McGuireWoods Chairman Jonathan Harmon wrote a deeply personal op-ed for The Wall Street Journal recalling his own family’s encounter with racism during his teens and the lessons his father taught him about responding to hate. The June 12 op-ed is headlined, “My Father’s Advice: ‘Don’t Hate, Don’t Hide, Don’t Be a Victim.’”
“Recent events have me thinking again about my father’s lessons,” Harmon wrote. “How should I, as an African-American business leader—and, more important, as a father—talk about hate?”
When Harmon was 14, a cross was burned into a neighbor’s lawn across from his family’s home in Port Jefferson, New York. “Hate welled up inside me as my parents told me what had happened,” Harmon wrote. “I wanted to retaliate against the perpetrator. But then my father taught me a lesson I’ve never forgotten.”

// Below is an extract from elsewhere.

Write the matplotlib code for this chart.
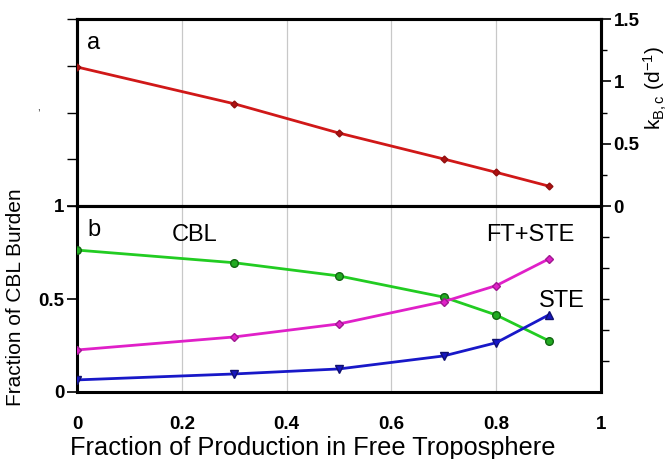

Harmon said his father drew from the example of Dr. Martin Luther King Jr. and “embraced the teaching that love is the only antidote to hate.” His family would not retreat in fear or behave as victims, but instead “would soldier on and pursue a positive path to overcome prejudice,” he explained.
Harmon noted the spirited conversations he is having with his four children. “Will the same messages my father shared resonate with my kids and the younger lawyers in the firm? In a world freshly aware of the brutality of institutionalized racism, are my father’s words—don’t hate, don’t hide, don’t be a victim—still sage advice?
Harmon acknowledged the frustration Americans feel by continued racial injustices, including the recent killing of George Floyd. But, he concluded, “Like my father, we can check our instinct to react and take action to make this a teaching moment. And then maybe, just maybe, we can learn not to hate.”